# Pseudo-Cauchy sequence

I have never seen this terminology before, so I will provide the given definition.

A Pseudo-Cauchy sequence is : A sequence $(a_n)$ if for any $\epsilon > 0$ there exists $N \in \mathbb{N}$ such that $|a_{n+1} - a_n | \leq \epsilon \space \forall \space n \geq N$

So then my question is that is a pseudo-cauchy sequence always converging?

Take $$a_n = \sum_{k=1}^n {1\over k}.$$

• excuse my ignorance, but since $\frac{1}{k} \to 0$ as $k \to \infty$, does this sequence not converge? I know the harmonic series is divergent, but the question is in particular asking for a pseudo-cauchy sequence which does not converge. – elbarto Apr 16 '15 at 19:48
• @elbarto The sequence $a_n$ is Pseudo-Cauchy because $|a_{n+1} - a_n| = \frac{1 }{n+1}$. The key is that you're only comparing every $n\geq N$ to $n+1$, rather than an arbitrary $m$ as is in the Cauchy Sequence definition. – user38858 Apr 16 '15 at 20:45
• I think you have misunderstood my question. I agree it is Cauchy, but it doesn't diverge. The sequence $(a_n) = \frac{1}{n} \to 0 \space \text{as} \space n \to \infty$ However, I quickly realized mathsadist was referring to the sequence of the partial sums can be used as an example, which is fine :) – elbarto Apr 17 '15 at 3:18

Consider the sequence $$0,1,\frac{1}{2},0,\frac{1}{3},\frac{2}{3},1,\frac{3}{4},\frac{2}{4},\frac{1}{4},0,\frac{1}{5},\frac{2}{5},\frac{3}{5},\frac{4}{5},1,\frac{5}{6},\frac{4}{6},\frac{3}{6},\frac{2}{6},\frac{1}{6},0, \frac{1}{7},\frac{2}{7},\cdots.$$ This is a pseudo-Cauchy sequence, and every real number between $0$ and $1$ is the limit of a subsequence of our sequence.

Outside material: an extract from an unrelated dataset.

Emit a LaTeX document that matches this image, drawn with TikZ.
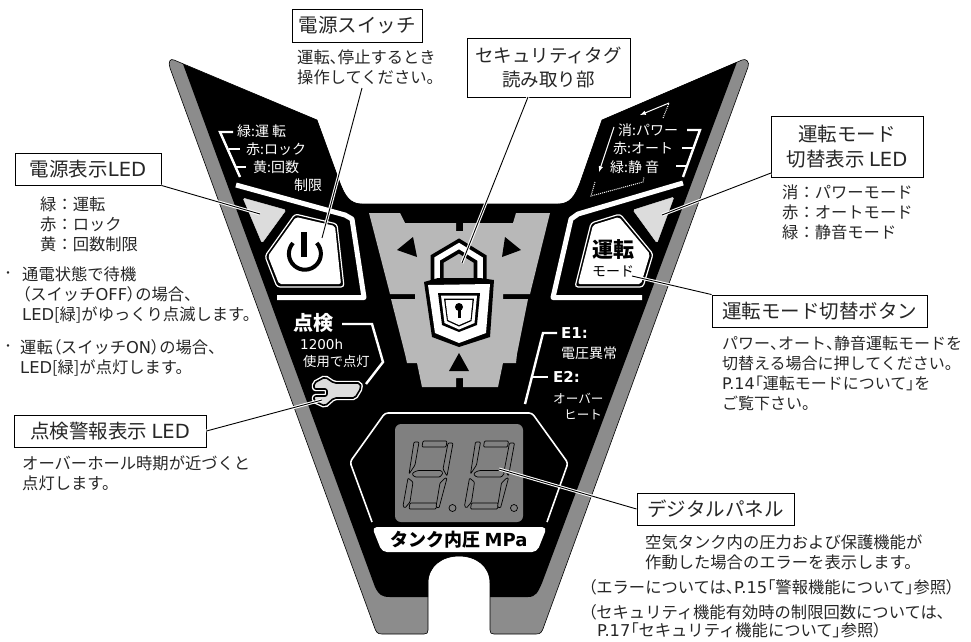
\documentclass[tikz,border=0pt]{standalone}
\usepackage{xcolor}
\usepackage{fontspec}
\setmainfont{Noto Sans CJK JP}
\newfontfamily\paltfont[RawFeature=+palt]{Noto Sans CJK JP}
\newfontfamily\widefont{DejaVu Sans}
\newcommand{\pf}[1]{{\paltfont #1}}
\newcommand{\lat}[1]{{\widefont #1}}
\definecolor{stripgray}{HTML}{8C8C8C}
\definecolor{panelgray}{HTML}{B8B8B8}
\definecolor{screengray}{HTML}{808080}
\definecolor{ledgray}{HTML}{DCDCDC}
\usetikzlibrary{positioning}
\tikzset{
    titlebox/.style={draw, fill=white, line width=0.9pt, inner sep=0pt, align=center, text=black!85,
        font=\fontsize{19.5}{27}\selectfont},
    desc/.style={anchor=west, inner sep=0pt, align=left, text=black!85,
        font=\fontsize{16.3}{20}\selectfont},
    panellabel/.style={anchor=west, inner sep=0pt, text=white,
        font=\fontsize{14}{17}\selectfont},
    smalllabel/.style={panellabel, font=\fontsize{12.6}{15}\selectfont},
    lead/.style={black, line width=0.9pt, preaction={draw=white, line width=3pt}},
    whiteband/.style={draw=white, line width=5pt, line join=round},
    whitetick/.style={draw=white, line width=2.4pt},
    segment/.style={draw=black, line width=0.7pt, fill=screengray, rounded corners=1pt},
}
\begin{document}
\begin{tikzpicture}[x=1pt, y=-1pt]
    \useasboundingbox (0,0) rectangle (971,641);

    \fill[stripgray, draw=black, line width=0.6pt] (174,60) -- (317,120) -- (340,183)
        .. controls (345,196) and (350,204) .. (362,204) -- (558,204)
        .. controls (570,204) and (575,196) .. (580,183) -- (602,120) -- (742,60)
        .. controls (746,58) and (750,62) .. (748,67) -- (544,626)
        .. controls (542,632) and (541,634) .. (536,634) -- (494,634)
        .. controls (491,634) and (490,633) .. (490,630) -- (490,583)
        .. controls (490,566) and (476,556) .. (459,556)
        .. controls (442,556) and (428,566) .. (428,583) -- (428,630)
        .. controls (428,633) and (427,634) .. (424,634) -- (382,634)
        .. controls (377,634) and (376,632) .. (374,626) -- (170,68)
        .. controls (168,62) and (170,58) .. (174,60) -- cycle;
    \fill[black] (183,64) -- (317,120) -- (340,183)
        .. controls (345,196) and (350,204) .. (362,204) -- (558,204)
        .. controls (570,204) and (575,196) .. (580,183) -- (602,120) -- (737,62)
        -- (542,583) .. controls (538,592) and (536,597) .. (528,597) -- (490,597) -- (490,583)
        .. controls (490,566) and (476,556) .. (459,556)
        .. controls (442,556) and (428,566) .. (428,583) -- (428,597) -- (390,597)
        .. controls (382,597) and (379,595) .. (375,587) -- cycle;

    \fill[panelgray] (369,213) -- (400,213) -- (405,223) -- (456,223) -- (456,231) -- (463,231)
        -- (463,223) -- (513,223) -- (516,213) -- (550,213) -- (530,294) -- (503,294) -- (503,299)
        -- (528,299) -- (517,354) -- (516,363) -- (503,363) -- (498,387) -- (463,387) -- (463,378)
        -- (456,378) -- (456,387) -- (422,387) -- (417,363) -- (407,363) -- (405,354) -- (391,299)
        -- (415,299) -- (415,294) -- (390,294) -- cycle;
    \fill (413,237) -- (397,250) -- (417,257) -- cycle;
    \fill (505,237) -- (521,250) -- (502,257) -- cycle;
    \fill (459,353) -- (449,371) -- (469,371) -- cycle;

    \draw[black, line width=13pt, miter limit=4] (437,282) -- (437,259) -- (459,246) -- (480,259) -- (480,282);
    \draw[white, line width=5.5pt] (437,282) -- (437,259) -- (459,246) -- (480,259) -- (480,282);
    \fill[black] (424,282) -- (438,278) -- (480,278) -- (494,280) -- (490,337) -- (459,347) -- (432,337) -- cycle;
    \fill[white] (428,285) -- (490,284) -- (486,333) -- (459,343) -- (435,333) -- cycle;
    \fill[black] (438,293) -- (480,293) -- (477,325) -- (459,332) -- (442,325) -- cycle;
    \fill[white] (441,295.5) -- (477,295.5) -- (474.5,323) -- (459,329.5) -- (444.5,323) -- cycle;
    \fill[black] (444,298.5) -- (474,298.5) -- (471.5,321) -- (459,326.5) -- (447,321) -- cycle;
    \fill[white] (445.5,300) -- (472.5,300) -- (470.5,320) -- (459,325) -- (448,320) -- cycle;
    \fill[black] (459,307) circle (4pt);
    \draw[black, line width=3pt] (459,307) -- (459,318);

    \draw[whiteband] (236,185) -- (345,215) -- (352,219) -- (364,297.5) -- (277,297.5);
    \draw[whiteband] (683,183) -- (578,214) -- (571,219) -- (553,297.5) -- (642,297.5);
    \fill[ledgray, draw=ledgray, rounded corners=1.5pt] (243,198) -- (286,210) -- (262,243) -- cycle;
    \fill[ledgray, draw=ledgray, rounded corners=1.5pt] (633,210) -- (674,197) -- (657,243) -- cycle;

    \draw[white, fill=black, line width=1.2pt, rounded corners=3pt] (295,214) -- (337,224) -- (344,287) -- (277,287) -- (265,256) -- cycle;
    \fill[white, rounded corners=2pt] (296,217) -- (335,226) -- (341,284) -- (279,284) -- (268,256) -- cycle;
    \draw[black, line width=4pt] (293,243) arc[start angle=222, end angle=-42, x radius=16pt, y radius=-16pt];
    \draw[black, line width=5.5pt] (304,232) -- (304,257);
    \draw[white, fill=black, line width=1.2pt, rounded corners=3pt] (620,214) -- (653,254) -- (643,287) -- (575,287) -- (591,223) -- cycle;
    \fill[white, rounded corners=2pt] (619,217) -- (650,254) -- (641,284) -- (578,284) -- (593,225) -- cycle;
    \node[inner sep=0pt, font=\fontsize{21}{21}\selectfont\bfseries] (modetop) at (613,250) {運転};
    \node[inner sep=0pt, font=\fontsize{14}{14}\selectfont] (modelow) at (613,271) {モード};

    \draw[whitetick] (233,132) -- (220,132) -- (240,177);
    \draw[whitetick] (229,149) -- (240,149);
    \draw[whitetick] (236,167) -- (246,167);
    \node[panellabel] (ledgreen) at (237,131) {緑:運 転};
    \node[panellabel] (ledred) at (246,149) {赤:ロック};
    \node[panellabel] (ledyellow) at (253,167) {黄:回数};
    \node[panellabel] (ledlimit) at (294,185) {制限};

    \draw[whitetick] (687,130) -- (700,130) -- (683,177);
    \draw[whitetick] (682,148) -- (693,148);
    \draw[whitetick] (676,166) -- (687,166);
    \node[panellabel] (modeoff) at (618,130) {消:パワー};
    \node[panellabel] (modered) at (613,148) {赤:オート};
    \node[panellabel] (modegreen) at (610,167) {緑:静 音};
    \draw[white, line width=1pt, -latex] (614,127) -- (599,172);
    \draw[white, line width=1pt, densely dotted] (595,182) -- (591,196) -- (643,182) -- (644,177);
    \draw[white, line width=1pt, densely dotted] (663,118) -- (669,103);
    \draw[white, line width=1pt, -latex] (669,103) -- (640,115);

    \node[inner sep=0pt, text=white, font=\fontsize{20}{20}\selectfont\bfseries] (inspecttag) at (313,323) {点検};
    \draw[whitetick] (342,324) -- (372,324) -- (383,362) -- (366,384);
    \node[panellabel, font=\fontsize{13.5}{15}\selectfont\widefont] (inspecthour) at (300,344) {1200h};
    \node[panellabel, font=\fontsize{13.3}{15}\selectfont] (inspectuse) at (303,361) {使用で点灯};
    \draw[white, line width=4.4pt, rounded corners=2pt] (325,377) -- (334,383) -- (360,383) -- (361,388) -- (355,398)
        -- (334,398) -- (325,406) -- (314,401) -- (314,396) -- (327,396) -- (327,389) -- (314,389) -- (314,383) -- cycle;
    \draw[black, fill=ledgray, line width=1.6pt, rounded corners=2pt] (325,377) -- (334,383) -- (360,383) -- (361,388) -- (355,398)
        -- (334,398) -- (325,406) -- (314,401) -- (314,396) -- (327,396) -- (327,389) -- (314,389) -- (314,383) -- cycle;

    \draw[whitetick] (525,404) -- (543,333) -- (557,333);
    \draw[whitetick] (533,377) -- (548,377);
    \node[panellabel, font=\fontsize{15}{15}\selectfont\widefont\bfseries] (errone) at (561,333) {E1:};
    \node[panellabel] (errvolt) at (561,353) {電圧異常};
    \node[panellabel, font=\fontsize{15}{15}\selectfont\widefont\bfseries] (errtwo) at (553,377) {E2:};
    \node[smalllabel] (errover) at (553,399) {オーバー};
    \node[smalllabel] (errheat) at (564,415) {ヒート};

    \draw[white, line width=1.6pt, rounded corners=3pt] (372,522) -- (350,462) -- (385,413) -- (532,413) -- (568,463) -- (547,522);
    \fill[screengray, rounded corners=6pt] (395,424) rectangle (523,522);
    \foreach \dx in {0,61.5}{
        \begin{scope}[xshift=\dx pt]
            \draw[segment] (423,441) -- (447,441) -- (446,447) -- (422,447) -- cycle;
            \draw[segment] (414,472) -- (418,470.5) -- (441,470.5) -- (443,473) -- (440,477) -- (415,477) -- (412,474) -- cycle;
            \draw[segment] (410,503) -- (437,503) -- (436,509) -- (409,509) -- cycle;
            \draw[segment] (414,442) -- (419,442) -- (415,465) -- (409,474) -- cycle;
            \draw[segment] (408,478) -- (413,482) -- (410,502) -- (405,508) -- (403,506) -- cycle;
            \draw[segment] (448,443) -- (453,443) -- (447,476) -- (443,469) -- cycle;
            \draw[segment] (445,478) -- (447,478) -- (439,508) -- (436,507) -- (440,483) -- cycle;
            \draw[black, line width=0.7pt] (452.5,508) circle (3.5pt);
        \end{scope}
    }
    \fill[white, rounded corners=5pt] (372,527) -- (547,527) -- (537,552) -- (382,552) -- cycle;
    \node[inner sep=0pt, font=\fontsize{18}{18}\selectfont\bfseries] (tanktag) at (459,540) {タンク内圧 {\widefont MPa}};

    \node[titlebox, minimum width=130pt, minimum height=33pt] (pwrswitch) at (357,25.5) {電源スイッチ};
    \node[titlebox, minimum width=163pt, minimum height=59pt, font=\fontsize{18.5}{24}\selectfont] (secread) at (548.5,67.5) {セキュリティタグ\\読み取り部};
    \node[titlebox, minimum width=146pt, minimum height=32pt] (pwrled) at (88,169) {電源表示\lat{LED}};
    \node[titlebox, minimum width=192pt, minimum height=32pt] (inspectled) at (110,431) {点検警報表示 \lat{LED}};
    \node[titlebox, minimum width=152pt, minimum height=61pt, font=\fontsize{19.5}{25}\selectfont] (modeled) at (847,146.5) {運転モード\\切替表示 \lat{LED}};
    \node[titlebox, minimum width=215pt, minimum height=32pt] (modebtn) at (819.5,311) {運転モード切替ボタン};
    \node[titlebox, minimum width=157pt, minimum height=32pt] (digipanel) at (715.5,509) {デジタルパネル};

    \coordinate (swfoot) at (362,88);
    \coordinate (swend) at (322,238);
    \coordinate (secfoot) at (528,97);
    \coordinate (secend) at (462,263);
    \coordinate (pwrledend) at (260,214);
    \coordinate (modeledend) at (662,215);
    \coordinate (modeledfoot) at (771,173);
    \coordinate (modebtnend) at (632,276);
    \coordinate (inspectend) at (322,400);
    \coordinate (digiend) at (499,469);
    \draw[lead] (swfoot) -- (swend);
    \draw[lead] (secfoot) -- (secend);
    \draw[lead] (pwrled.south east) -- (pwrledend);
    \draw[lead] (modeledfoot) -- (modeledend);
    \draw[lead] (modebtn.north west) -- (modebtnend);
    \draw[lead] (inspectled.east) -- (inspectend);
    \draw[lead] (digipanel.west) -- (digiend);

    \node[desc] (swtext) at (297,67.5) {運転\pf{、}停止するとき\\操作してください。};
    \node[desc] (pwrledtext) at (40,224.5) {緑：運転\\赤：ロック\\黄：回数制限};
    \node[desc, font=\fontsize{12}{12}\selectfont] (bulletone) at (2,275) {・};
    \node[desc] (standby) at (22,295) {通電状態で待機\\\pf{（}スイッチ\lat{OFF}\pf{）}の場合\pf{、}\\\lat{LED}[緑]がゆっくり点滅します。};
    \node[desc, font=\fontsize{12}{12}\selectfont] (bullettwo) at (2,348) {・};
    \node[desc] (running) at (20,358) {運転\pf{（}スイッチ\lat{ON}\pf{）}の場合\pf{、}\\\lat{LED}[緑]が点灯します。};
    \node[desc] (inspecttext) at (22,473) {オーバーホール時期が近づくと\\点灯します。};
    \node[desc] (modeledtext) at (782,212) {消：パワーモード\\赤：オートモード\\緑：静音モード};
    \node[desc, font=\fontsize{16}{20}\selectfont] (modebtntext) at (722,373.5) {パワー\pf{、}オート\pf{、}静音運転モードを\\切替える場合に押してください。\\\lat{P.14}\pf{「}運転モードについて\pf{」}を\\ご覧下さい。};
    \node[desc] (digitext) at (645,552.5) {空気タンク内の圧力および保護機能が\\作動した場合のエラーを表示します。};
    \node[desc] (errnote) at (588,587) {\pf{（}エラーについては\pf{、}\lat{P.15}\pf{「}警報機能について\pf{」}参照\pf{）}};
    \node[desc, font=\fontsize{16.3}{18}\selectfont] (secnote) at (588,621) {\pf{（}セキュリティ機能有効時の制限回数については\pf{、}\\\hspace*{9pt}\lat{P.17}\pf{「}セキュリティ機能について\pf{」}参照\pf{）}};
\end{tikzpicture}
\end{document}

• Is there a precise way to quantify the rule of this sequence – elbarto Apr 16 '15 at 19:50
• You mean find an explicit formula? Yes, it can be done, but is unenlightening. – André Nicolas Apr 16 '15 at 20:12
• Yes, that is what I meant. Do you just have an arsenal of "useful" sequences which you call upon, or did you think of this one at the top of your head. I wonder because I am unsure if I should have been able to intuitively derive such a sequence, or if I was unprepared in not building my arsenal. I ask this as a student studying undergraduate real analysis 1, sitting an exam in 7 weeks. – elbarto Apr 17 '15 at 17:27
• This one I made up quite a while ago. Of course many thousands have made up something similar, but I do not remember reading it. May be just poor memory. Yes, one does acquire a stock of examples that perhaps with modification are useful in a new setting. The standard example for your question is the partial sums of the harmonic series. In my example above, convergence fails much more spectacularly. For explicit formula, it is a bit more convenient to work with numbers of the form $\frac{k}{2^n}$, where $n$ ranges over the positive integers, and $k$ ranges from $0$ to $2^{n}-1$. – André Nicolas Apr 17 '15 at 18:09

For the record it doesn't even work if you ask $a_n$ to be bounded. Take $a_n = \sin(\sum_1^n 1/k)$. Since $\sum_1^n 1/k → ∞$ and also the difference $\left|\sum_1^{n+1} 1/k - \sum_1^n 1/k\right| = \frac{1}{n+1} \to 0$, $a_n$ oscillates between 1 and -1 forever. But as $\sin$ is Lipschitz, $$|a_{n+1} - a_{n}| \leq \left|\sum_1^{n+1} \frac{1}{k} - \sum_1^n \frac{1}{k} \right| = \frac{1}{n+1} → 0$$

• Your conclusion is correct but incomplete. Define $b_n = \sin(\sum_1^n \pi)$. Then $\sum_1^n \pi \to \infty$, but $b_n$ does not oscillate between $1$ and $-1$ forever. – Umberto P. Apr 16 '15 at 16:17
• Thank you, I have added to the argument. – Calvin Khor Apr 16 '15 at 17:34
• Thanks @CalvinKhor this is a very interesting example. I feel it will be useful in future :) – elbarto Apr 17 '15 at 17:27
• You're welcome :) – Calvin Khor Apr 17 '15 at 18:37

Sequence $$a_n = \sqrt n$$ is pseudo-Cauchy but divergent.